Ко второй половине декабря наш КП у Банного оврага был уже неплохо оборудован. В блиндажи командования провели даже электричество от движка вместо светильников из снарядных гильз (а фитили - из зимней портянки), которыми все обходились на первых порах. Офицеры связи, недавно еще жившие в земляных норах, нередко ими самими и вырытых, переселились в отдельную большую штольню оперативного отдела. Как и другие, она глубоко врезалась в береговой откос. Вход прикрыт от осколков защитным козырьком, по бокам тесного коридорчика - выгородки для начальника отдела и его заместителя, дальше - довольно просторное помещение для всех остальных. Тройные нары с соломенной подстилкой, покрытой брезентом, рабочие столы на шатких козелках, вдоль свободной стены - земляная лавка, похожая на завалинку... А уютным все это казалось, должно быть, оттого, что жили и работали тут очень дружные люди.
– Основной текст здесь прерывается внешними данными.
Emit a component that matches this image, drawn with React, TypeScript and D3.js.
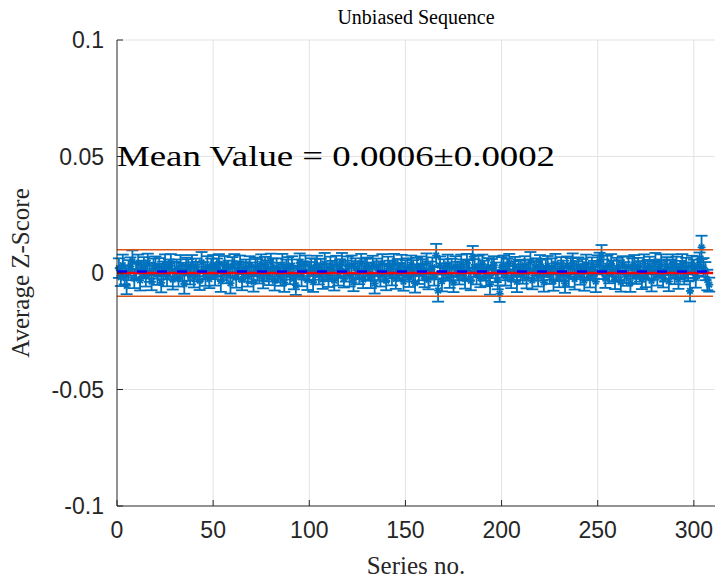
import React from 'react';
import * as d3 from 'd3';

// average z-score per series (index 1..308)
const zScores = [
  0.0021, -0.0018, 0.0034, -0.0009, -0.0055, 0.0012, 0.0028, 0.0050, -0.0024, 0.0007,
  0.0039, -0.0031, 0.0015, 0.0026, -0.0012, 0.0044, 0.0003, -0.0037, 0.0019, 0.0031,
  -0.0006, 0.0025, -0.0042, 0.0011, 0.0036, -0.0015, 0.0022, 0.0041, -0.0028, 0.0009,
  0.0017, -0.0021, 0.0033, 0.0004, -0.0047, 0.0028, 0.0013, -0.0008, 0.0038, -0.0019,
  0.0024, 0.0006, -0.0033, 0.0045, 0.0010, -0.0014, 0.0029, -0.0026, 0.0018, 0.0037,
  -0.0011, 0.0023, 0.0040, -0.0035, 0.0008, 0.0031, -0.0004, 0.0016, -0.0044, 0.0027,
  0.0042, -0.0020, 0.0012, 0.0035, -0.0029, 0.0005, 0.0021, -0.0016, 0.0033, 0.0001,
  -0.0038, 0.0026, 0.0014, -0.0007, 0.0039, -0.0023, 0.0030, 0.0009, -0.0012, 0.0046,
  0.0018, -0.0034, 0.0024, 0.0002, -0.0017, 0.0036, -0.0041, 0.0015, 0.0027, -0.0009,
  0.0032, -0.0025, -0.0052, 0.0020, 0.0043, -0.0013, 0.0011, 0.0038, -0.0030, 0.0007,
  0.0025, -0.0039, 0.0016, 0.0034, -0.0006, 0.0022, -0.0027, 0.0040, 0.0003, -0.0018,
  0.0029, 0.0013, -0.0032, 0.0037, -0.0010, 0.0019, 0.0044, -0.0024, 0.0008, 0.0030,
  -0.0015, 0.0035, -0.0040, 0.0021, 0.0012, -0.0003, 0.0041, -0.0028, 0.0017, 0.0026,
  0.0006, -0.0021, 0.0033, -0.0045, 0.0024, 0.0010, -0.0012, 0.0039, 0.0002, -0.0033,
  0.0028, 0.0015, -0.0008, 0.0042, -0.0025, 0.0019, 0.0005, 0.0034, -0.0037, 0.0013,
  0.0023, -0.0017, 0.0036, 0.0009, -0.0043, 0.0027, -0.0005, 0.0031, 0.0014, -0.0022,
  0.0040, -0.0029, 0.0011, 0.0025, -0.0014, 0.0075, -0.0075, 0.0032, -0.0036, 0.0018,
  0.0004, 0.0037, -0.0019, 0.0022, -0.0041, 0.0029, 0.0008, -0.0011, 0.0035, 0.0016,
  -0.0026, 0.0043, 0.0012, -0.0034, 0.0070, 0.0021, -0.0007, 0.0030, -0.0022, 0.0038,
  0.0010, -0.0016, 0.0026, -0.0048, 0.0019, 0.0033, 0.0003, -0.0030, -0.0089, 0.0024,
  0.0036, -0.0012, 0.0015, 0.0041, -0.0027, 0.0007, 0.0029, -0.0038, 0.0020, 0.0011,
  -0.0005, 0.0034, -0.0023, 0.0018, 0.0045, -0.0031, 0.0009, 0.0026, -0.0014, 0.0037,
  0.0013, -0.0040, 0.0022, 0.0031, -0.0009, 0.0017, -0.0035, 0.0039, 0.0004, -0.0020,
  0.0028, 0.0010, -0.0044, 0.0033, -0.0016, 0.0024, 0.0042, -0.0026, 0.0012, 0.0030,
  -0.0008, 0.0021, -0.0032, 0.0038, 0.0006, -0.0019, 0.0027, 0.0014, -0.0037, 0.0035,
  0.0048, 0.0075, 0.0016, -0.0024, 0.0031, -0.0006, 0.0040, 0.0009, -0.0029, 0.0023,
  0.0012, -0.0039, 0.0034, 0.0002, -0.0015, 0.0028, -0.0042, 0.0019, 0.0036, -0.0010,
  0.0025, 0.0007, -0.0027, 0.0041, -0.0018, 0.0015, 0.0032, -0.0033, 0.0011, 0.0044,
  -0.0013, 0.0020, 0.0037, -0.0022, 0.0008, 0.0029, -0.0036, 0.0017, 0.0043, -0.0004,
  0.0026, -0.0028, 0.0013, 0.0039, -0.0011, 0.0022, 0.0005, -0.0077, 0.0034, 0.0018,
  -0.0021, 0.0030, 0.0045, 0.0110, 0.0024, 0.0008, -0.0030, -0.0050,
];

// half-length of each error bar
const zErrors = [
  0.0042, 0.0038, 0.0045, 0.0040, 0.0036, 0.0043, 0.0039, 0.0047, 0.0041, 0.0037,
  0.0040, 0.0044, 0.0038, 0.0042, 0.0046, 0.0039, 0.0041, 0.0037, 0.0043, 0.0040,
  0.0045, 0.0039, 0.0041, 0.0038, 0.0044, 0.0042, 0.0036, 0.0040, 0.0043, 0.0039,
  0.0041, 0.0037, 0.0044, 0.0040, 0.0042, 0.0038, 0.0046, 0.0041, 0.0039, 0.0043,
  0.0038, 0.0042, 0.0040, 0.0045, 0.0037, 0.0041, 0.0043, 0.0039, 0.0044, 0.0040,
  0.0043, 0.0039, 0.0041, 0.0046, 0.0038, 0.0042, 0.0040, 0.0037, 0.0044, 0.0041,
  0.0039, 0.0043, 0.0038, 0.0040, 0.0045, 0.0041, 0.0037, 0.0042, 0.0039, 0.0044,
  0.0042, 0.0040, 0.0046, 0.0038, 0.0041, 0.0043, 0.0039, 0.0045, 0.0040, 0.0037,
  0.0044, 0.0041, 0.0039, 0.0042, 0.0038, 0.0046, 0.0040, 0.0043, 0.0041, 0.0039,
  0.0040, 0.0045, 0.0042, 0.0038, 0.0041, 0.0044, 0.0039, 0.0037, 0.0043, 0.0040,
  0.0038, 0.0042, 0.0045, 0.0040, 0.0043, 0.0039, 0.0041, 0.0046, 0.0038, 0.0042,
  0.0041, 0.0039, 0.0043, 0.0037, 0.0044, 0.0040, 0.0042, 0.0038, 0.0045, 0.0041,
  0.0043, 0.0040, 0.0038, 0.0042, 0.0039, 0.0045, 0.0041, 0.0037, 0.0044, 0.0040,
  0.0039, 0.0044, 0.0041, 0.0043, 0.0038, 0.0040, 0.0046, 0.0042, 0.0039, 0.0041,
  0.0042, 0.0038, 0.0045, 0.0040, 0.0043, 0.0041, 0.0037, 0.0044, 0.0039, 0.0042,
  0.0040, 0.0043, 0.0039, 0.0046, 0.0041, 0.0038, 0.0042, 0.0040, 0.0045, 0.0039,
  0.0044, 0.0041, 0.0038, 0.0042, 0.0040, 0.0050, 0.0048, 0.0039, 0.0043, 0.0041,
  0.0037, 0.0042, 0.0045, 0.0039, 0.0041, 0.0043, 0.0040, 0.0038, 0.0044, 0.0042,
  0.0041, 0.0039, 0.0043, 0.0040, 0.0046, 0.0038, 0.0042, 0.0044, 0.0039, 0.0041,
  0.0043, 0.0040, 0.0038, 0.0045, 0.0041, 0.0039, 0.0042, 0.0040, 0.0035, 0.0044,
  0.0039, 0.0042, 0.0046, 0.0041, 0.0038, 0.0043, 0.0040, 0.0044, 0.0037, 0.0042,
  0.0041, 0.0038, 0.0043, 0.0040, 0.0045, 0.0039, 0.0042, 0.0037, 0.0044, 0.0040,
  0.0044, 0.0040, 0.0039, 0.0042, 0.0038, 0.0046, 0.0041, 0.0043, 0.0039, 0.0041,
  0.0040, 0.0043, 0.0041, 0.0038, 0.0044, 0.0040, 0.0042, 0.0045, 0.0039, 0.0037,
  0.0042, 0.0039, 0.0044, 0.0041, 0.0037, 0.0043, 0.0040, 0.0038, 0.0045, 0.0041,
  0.0039, 0.0045, 0.0042, 0.0040, 0.0043, 0.0038, 0.0041, 0.0044, 0.0040, 0.0042,
  0.0043, 0.0041, 0.0038, 0.0045, 0.0040, 0.0042, 0.0039, 0.0044, 0.0041, 0.0037,
  0.0040, 0.0044, 0.0042, 0.0039, 0.0043, 0.0041, 0.0038, 0.0046, 0.0040, 0.0042,
  0.0041, 0.0038, 0.0043, 0.0040, 0.0045, 0.0039, 0.0042, 0.0041, 0.0037, 0.0044,
  0.0044, 0.0040, 0.0039, 0.0042, 0.0038, 0.0043, 0.0041, 0.0045, 0.0040, 0.0039,
  0.0042, 0.0041, 0.0043, 0.0050, 0.0040, 0.0039, 0.0044, 0.0030,
];

const xTicks = [0, 50, 100, 150, 200, 250, 300];
const yTicks = [-0.1, -0.05, 0, 0.05, 0.1];
const yTickLabels = ['-0.1', '-0.05', '0', '0.05', '0.1'];
const meanValue = 0.0006;
const meanText = 'Mean Value = 0.0006\u00b10.0002';
const bandLimits = [-0.01, 0.01];

const W = 721;
const H = 582;
const margin = { top: 40, right: 6, bottom: 76, left: 117 };

const App: React.FC = () => {
  const x = d3.scaleLinear().domain([0, 311]).range([margin.left, W - margin.right]);
  const y = d3.scaleLinear().domain([-0.1, 0.1]).range([H - margin.bottom, margin.top]);

  const points = zScores.map((v, i) => ({ n: i + 1, v, e: zErrors[i] }));
  const blue = '#0072BD';
  const cap = 6;
  const star = 4;
  const sans = '"Liberation Sans", Arial, sans-serif';
  const serif = '"Liberation Serif", "DejaVu Serif", serif';

  const x0 = x.range()[0], x1 = x.range()[1];
  const yTop = y.range()[1], yBot = y.range()[0];

  return (
    <svg width={W} height={H} style={{ position: 'absolute', left: 0, top: 0, background: '#fff' }}>
      {/* grid */}
      <g stroke="#e3e3e3" strokeWidth={1}>
        {xTicks.filter(t => t > 0).map(t => (
          <line key={'gx' + t} x1={x(t)} x2={x(t)} y1={yTop} y2={yBot} />
        ))}
        {yTicks.filter(t => t > -0.1).map(t => (
          <line key={'gy' + t} x1={x0} x2={x1} y1={y(t)} y2={y(t)} />
        ))}
      </g>

      {/* error bars */}
      <g stroke={blue} strokeWidth={1.8} fill="none">
        {points.map(p => {
          const cx = x(p.n);
          const cy = y(p.v);
          const hi = y(p.v + p.e);
          const lo = y(p.v - p.e);
          return (
            <g key={p.n}>
              <line x1={cx} x2={cx} y1={hi} y2={lo} />
              <line x1={cx - cap} x2={cx + cap} y1={hi} y2={hi} />
              <line x1={cx - cap} x2={cx + cap} y1={lo} y2={lo} />
              <line x1={cx - star} x2={cx + star} y1={cy} y2={cy} />
              <line x1={cx} x2={cx} y1={cy - star} y2={cy + star} />
              <line x1={cx - star * 0.7} x2={cx + star * 0.7} y1={cy - star * 0.7} y2={cy + star * 0.7} />
              <line x1={cx - star * 0.7} x2={cx + star * 0.7} y1={cy + star * 0.7} y2={cy - star * 0.7} />
            </g>
          );
        })}
      </g>

      {/* ±0.01 band */}
      {bandLimits.map(b => (
        <line key={'b' + b} x1={x(0)} x2={x(310)} y1={y(b)} y2={y(b)} stroke="#D95319" strokeWidth={1.6} />
      ))}
      {/* zero line and mean */}
      <line x1={x(0)} x2={x(310)} y1={y(0)} y2={y(0)} stroke="#ff0000" strokeWidth={2.5} />
      <line x1={x(0)} x2={x(310)} y1={y(meanValue)} y2={y(meanValue)} stroke="#0000ff" strokeWidth={2.5} strokeDasharray="10 10" />

      {/* axes */}
      <g stroke="#262626" strokeWidth={1}>
        <line x1={x0} x2={x0} y1={yTop} y2={yBot} />
        <line x1={x0} x2={x1} y1={yBot} y2={yBot} />
        {xTicks.map(t => (
          <line key={'tx' + t} x1={x(t)} x2={x(t)} y1={yBot} y2={yBot - 6} />
        ))}
        {yTicks.map(t => (
          <line key={'ty' + t} x1={x0} x2={x0 + 6} y1={y(t)} y2={y(t)} />
        ))}
      </g>
      <g fontFamily={sans} fontSize={23} fill="#262626">
        {xTicks.map(t => (
          <text key={'lx' + t} x={x(t)} y={yBot + 32} textAnchor="middle">{t}</text>
        ))}
        {yTicks.map((t, i) => (
          <text key={'ly' + t} x={x0 - 13} y={y(t) + 8} textAnchor="end">{yTickLabels[i]}</text>
        ))}
      </g>

      {/* titles */}
      <text x={(x0 + x1) / 2} y={24} textAnchor="middle" fontFamily={serif} fontSize={20} fill="#000">
        Unbiased Sequence
      </text>
      <text x={(x0 + x1) / 2} y={574} textAnchor="middle" fontFamily={serif} fontSize={25} fill="#262626">
        Series no.
      </text>
      <text transform={`translate(29,${(yTop + yBot) / 2}) rotate(-90)`} textAnchor="middle" fontFamily={serif} fontSize={25} fill="#262626">
        Average Z-Score
      </text>
      <text x={x0} y={166} fontFamily={serif} fontSize={30} fill="#000" textLength={438} lengthAdjust="spacingAndGlyphs">
        {meanText}
      </text>
    </svg>
  );
};

export default App;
Если где-то вновь начинал активничать противник или по другим причинам требовалось непрерывно следить за каким-нибудь участком фронта, я часто сам перебирался к операторам. Работать рядом с ними было удобно: все доходит до тебя быстрее, нужные люди под рукой без всяких вызовов, связь с дивизиями непрерывная... Но меня, не стесняюсь в этом сознаться, тянуло сюда и в самые спокойные минуты, когда можно было ненадолго оторваться от дел.